## Begin Given data
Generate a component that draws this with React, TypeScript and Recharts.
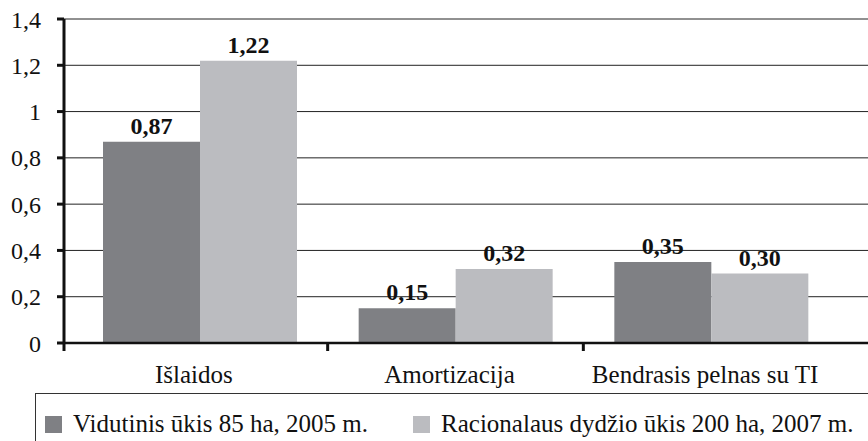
import { BarChart, Bar, XAxis, YAxis, CartesianGrid, Legend, LabelList } from 'recharts';

const categories = ['Išlaidos', 'Amortizacija', 'Bendrasis pelnas su TI'];
const farm2005 = [0.87, 0.15, 0.35];
const farm2200 = [1.22, 0.32, 0.3];
const yTicks = [0, 0.2, 0.4, 0.6, 0.8, 1, 1.2, 1.4];

const SERIES = [
  { key: 'a', name: 'Vidutinis ūkis 85 ha, 2005 m.', color: '#7f8084' },
  { key: 'b', name: 'Racionalaus dydžio ūkis 200 ha, 2007 m.', color: '#bbbcc0' },
];

const FONT = 'Liberation Serif, DejaVu Serif, serif';

const data = categories.map((name, i) => ({ name, a: farm2005[i], b: farm2200[i] }));

const fmt = (v: number) => (v === 0 || v === 1 ? String(v) : v.toFixed(1).replace('.', ','));
const fmtLabel = (v: number) => v.toFixed(2).replace('.', ',');

// plot spans 64..868, categories are padded inside it
const PAD_L = 8;
const PAD_R = 29;
const BAND = (868 - 64 - PAD_L - PAD_R) / categories.length;

function XTick(props: any) {
  const { x, y, payload, index } = props;
  const tx = index === 0 ? x - BAND / 2 - PAD_L : x - BAND / 2;
  return (
    <g>
      <line x1={tx} x2={tx} y1={y - 8} y2={y} stroke="#111" strokeWidth={3} />
      <text x={x - 6} y={y + 32} textAnchor="middle" fontFamily={FONT} fontSize={25} fill="#111">
        {payload.value}
      </text>
    </g>
  );
}

function LegendBox() {
  return (
    <div
      style={{
        position: 'absolute',
        left: 35,
        top: 393,
        width: 860,
        height: 60,
        borderTop: '1.5px solid #333',
        borderLeft: '1.5px solid #333',
        fontFamily: FONT,
        fontSize: 25,
        color: '#111',
        display: 'flex',
        alignItems: 'flex-start',
        boxSizing: 'border-box',
      }}
    >
      {SERIES.map((s, i) => (
        <div
          key={s.key}
          style={{ display: 'flex', alignItems: 'center', marginLeft: i === 0 ? 9 : 45, marginTop: 16 }}
        >
          <span style={{ width: 17, height: 17, background: s.color, display: 'inline-block', marginRight: 11 }} />
          <span>{s.name}</span>
        </div>
      ))}
    </div>
  );
}

export default function App() {
  return (
    <div style={{ position: 'absolute', left: 0, top: 0, width: 868, height: 441, overflow: 'hidden', background: '#fff' }}>
      <BarChart
        width={868}
        height={441}
        data={data}
        margin={{ top: 19, right: 0, left: 0, bottom: 48 }}
        barCategoryGap={31}
        barGap={0}
      >
        <CartesianGrid vertical={false} stroke="#222" strokeWidth={1} />
        <XAxis
          dataKey="name"
          height={50}
          padding={{ left: PAD_L, right: PAD_R }}
          axisLine={{ stroke: '#111', strokeWidth: 2.5 }}
          tickLine={false}
          tick={<XTick />}
          interval={0}
        />
        <YAxis
          width={64}
          domain={[0, 1.4]}
          ticks={yTicks}
          tickFormatter={fmt}
          axisLine={{ stroke: '#111', strokeWidth: 3 }}
          tickLine={{ stroke: '#111', strokeWidth: 3 }}
          tickSize={7}
          tickMargin={16}
          tick={{ fontFamily: FONT, fontSize: 24, fill: '#111' }}
        />
        <Legend content={() => null} />
        {SERIES.map((s) => (
          <Bar key={s.key} dataKey={s.key} name={s.name} fill={s.color} isAnimationActive={false}>
            <LabelList
              dataKey={s.key}
              position="top"
              offset={8}
              formatter={fmtLabel}
              style={{ fontFamily: FONT, fontSize: 24, fontWeight: 'bold', fill: '#111' }}
            />
          </Bar>
        ))}
      </BarChart>
      <LegendBox />
    </div>
  );
}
## End Given data
• _What the task requires_
Begin at the first line of the data above and repeat each line exactly, stopping after the line containing "const data = categories.map((name, i)". Omit the pictures.

• _Output for this exercise_
Generate a component that draws this with React, TypeScript and Recharts.
import { BarChart, Bar, XAxis, YAxis, CartesianGrid, Legend, LabelList } from 'recharts';

const categories = ['Išlaidos', 'Amortizacija', 'Bendrasis pelnas su TI'];
const farm2005 = [0.87, 0.15, 0.35];
const farm2200 = [1.22, 0.32, 0.3];
const yTicks = [0, 0.2, 0.4, 0.6, 0.8, 1, 1.2, 1.4];

const SERIES = [
  { key: 'a', name: 'Vidutinis ūkis 85 ha, 2005 m.', color: '#7f8084' },
  { key: 'b', name: 'Racionalaus dydžio ūkis 200 ha, 2007 m.', color: '#bbbcc0' },
];

const FONT = 'Liberation Serif, DejaVu Serif, serif';

const data = categories.map((name, i) => ({ name, a: farm2005[i], b: farm2200[i] }));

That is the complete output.